Singapore Exchange will begin a trial for the contracts in 2014 and intends to start trading by the end of next year, S. Iswaran, the second minister for trade and industry, said in a speech during Singapore International Energy Week today. Six power generation companies have said they are interested in the market, including Keppel Merlimau Cogen Pte, Sembcorp Cogen Pte, Senoko Energy Pte, Tuas Power Generation Pte, Tuaspring Pte and YTL PowerSeraya Pte, he said.
“We do not want to become the object of speculative activity, we are quite clear about that,” Iswaran told reporters on the sidelines of the conference. “We want to ensure that even as we create derivatives, that they serve the purpose that they are designed for.”
The island nation of 5.4 million people has about 10.5 gigawatts of installed generation capacity operated by 14 licensees, according to the website of the Energy Market Authority. By contrast, the U.K. has capacity of about 93 gigawatts. Singapore generated 46.9 terawatt hours last year.
The government wants the futures market to help larger electricity consumers better manage price volatility by allowing them to secure longer-term prices, Iswaran said.

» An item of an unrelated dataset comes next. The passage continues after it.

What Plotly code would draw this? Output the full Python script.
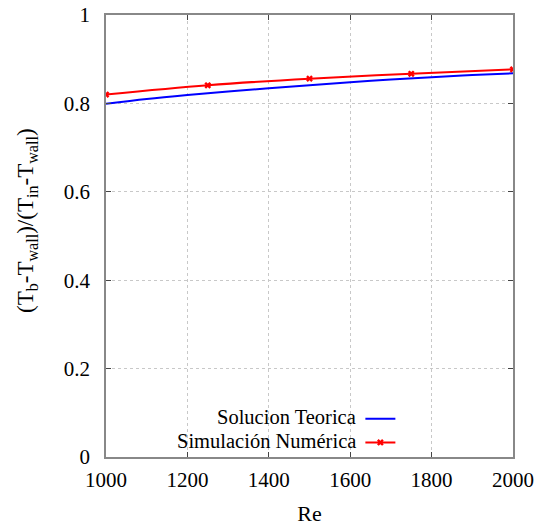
import plotly.graph_objects as go

re_teo = [1000, 1100, 1200, 1300, 1400, 1500, 1600, 1700, 1800, 1900, 2000]
teo = [0.799, 0.810, 0.819, 0.827, 0.834, 0.841, 0.848, 0.854, 0.859, 0.864, 0.868]

re_num = [1000, 1250, 1500, 1750, 2000]
num = [0.820, 0.841, 0.856, 0.867, 0.877]

labels = ["Solucion Teorica", "Simulación Numérica"]
x_ticks = [1000, 1200, 1400, 1600, 1800, 2000]
y_ticks = [0, 0.2, 0.4, 0.6, 0.8, 1]
y_ticklabels = ["0", "0.2", "0.4", "0.6", "0.8", "1"]
y_title = "(T<sub>b</sub>-T<sub>wall</sub>)/(T<sub>in</sub>-T<sub>wall</sub>)"
x_title = "Re"

FONT = "Liberation Serif, Times New Roman, serif"

fig = go.Figure()
fig.add_trace(go.Scatter(x=re_teo, y=teo, mode="lines", name=" ",
                         line=dict(color="#0000ff", width=2, shape="spline")))
fig.add_trace(go.Scatter(x=re_num, y=num, mode="lines+markers", name="  ",
                         line=dict(color="#ff0000", width=2, shape="spline"),
                         marker=dict(symbol="x", size=6, color="#ff0000",
                                     line=dict(width=0))))

ax_common = dict(showline=True, linecolor="#888888", linewidth=1.5, mirror="ticks",
                 ticks="inside", ticklen=5, tickcolor="#444444", tickwidth=1,
                 showgrid=True, gridcolor="#c8c8c8", griddash="dot", gridwidth=1,
                 zeroline=False, automargin=False, ticklabeloverflow="allow",
                 tickfont=dict(family=FONT, size=21, color="black"))

fig.update_xaxes(range=[1000, 2000], tickvals=x_ticks, ticklabelstandoff=3,
                 title=dict(text=x_title, font=dict(family=FONT, size=22, color="black"),
                            standoff=15),
                 **ax_common)
fig.update_yaxes(range=[0, 1], tickvals=y_ticks, ticktext=y_ticklabels,
                 ticklabelstandoff=10, **ax_common)

annotations = [dict(text=y_title, xref="paper", yref="paper", x=-0.194, y=0.534,
                    xanchor="center", yanchor="middle", textangle=-90,
                    showarrow=False, font=dict(family=FONT, size=23, color="black"))]
for i, lab in enumerate(labels):
    annotations.append(dict(text=lab, xref="paper", yref="paper",
                            x=0.62, y=[0.0915, 0.0365][i], xanchor="right",
                            yanchor="middle", showarrow=False,
                            font=dict(family=FONT, size=20.5, color="black")))

fig.update_layout(
    width=539, height=526,
    margin=dict(l=106, r=26, t=15, b=69),
    plot_bgcolor="white", paper_bgcolor="white",
    showlegend=True,
    legend=dict(x=0.625, y=0.125, xanchor="left", yanchor="top",
                bgcolor="rgba(0,0,0,0)", font=dict(family=FONT, size=16),
                tracegroupgap=0, itemwidth=30),
    annotations=annotations,
)

fig.write_html("out.html", config={"displayModeBar": False},
               post_script="document.body.style.margin='0';document.body.style.overflow='hidden';")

“A futures market will also provide an alternative avenue for independent retailers to enter the market by enabling them to purchase longer-term hedges,” he said. “The entry of such independent players can in turn further spur retail competition to the benefit of end-consumers.”
Households in public and private housing consume on average about 369 kilowatt hours and 778 kilowatt hours of electricity per month, respectively, according to the EMA. The average U.K. household consumed 352 kilowatt hours a month last year, according to government data.
An industry group is developing the electricity futures contracts and establishing a market-making arrangement to ensure sufficient trading liquidity, Iswaran said.
“We will want to make sure the rules, and the way players participate in this market are carefully structured,” he said. “Our market is small, which is why it’s important the key players in the market come in. If that doesn’t happen then that will be a difficult task.”
Singapore is also vying to become a hub for liquefied natural gas, supercooled gas shipped by tankers rather than pipelines. It opened its first LNG terminal in May with an initial annual capacity of 3.5 million metric tons, increasing to 6 million tons by the end of the year. Natural gas supplied 84 percent of electricity in 2012, according to the EMA.
A fourth tank is planned to take capacity to 9 million tons by 2016. That will allow Singapore to offer last-minute deliveries, or spot cargoes, to buyers in Asia seeking an alternative to long-term contracts.
“We are starting to see some evolution in gas contracts,” Iswaran said, adding that “several large traders” have set up in Singapore to establish a gas-trading base. “Increasingly now, we’re seeing greater diversity in contract durations, contract volumes, more spot traded. And also the opportunity to find new indices are arising.”
Solar energy is Singapore’s most viable source of renewable energy, Iswaran said in his speech. As the government seeks to prepare for solar power in the energy mix, it started a public consultation today on the regulatory framework for “intermittent generation sources,” or energy that isn’t continuously available.
“One area for consultation is how the market registration procedures can be simplified to allow small consumers with intermittent generation sources to be paid for supplying their excess electricity to the grid,” he said. “Another is the procurement of reserves to manage intermittency.”
The EMA lifted a cap on how much power that intermittent generation sources such as solar can supply to the grid to 600 megawatts at peak from 350 megawatts previously, Iswaran said.